If the movie has any redeeming features, they are the direction and cinematography. The film was shot on location in these different exotic places and there are numerous gorgeous helicopter shots of them. Hong Kong specifically is presented so fantastically that I often just stopped listening to the movie and daydreaming about taking a vacation there. The action sequences are done very well and fast-paced, though for the kind of movie it is, they are surprisingly few and far-between. Director Salle knows how to shoot things to make them look dynamic and interesting and it’s a shame that he didn’t co-write a better film to accompany them. If ever the James Bond franchise is looking for a new director, I’d nominate Jerome Salle for the position as he has a way of making everywhere look amazing, even the relatively deserted Yugoslav plains.

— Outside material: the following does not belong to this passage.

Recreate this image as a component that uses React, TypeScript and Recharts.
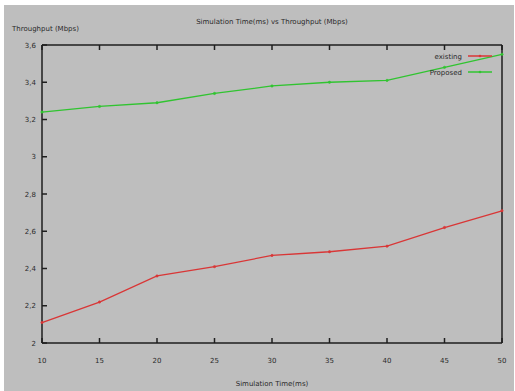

Overall, though, The Heir Apparent: Largo Winch is a throwaway entry into the action-adventure oeuvre. Decent sequences, nice location shooting, and a pretty French girl who’s naked a couple of times might make for a good 10 minute short, but really don’t pan out to a 108 minute feature. This movie could have been very exciting and entertaining, but in almost every storytelling department, the script fails to live up to the rest of it. But this wasn’t made for Americans, and I get that. In fact, since the initial release of this film in 2008, they’ve made and released a sequel to it which came out in Belgium in February of this year. So, perhaps if this movie does okay, we’ll get the sequel in a couple of years. I won’t be watching it, though; I’ll be watching a travelogue about Hong Kong instead.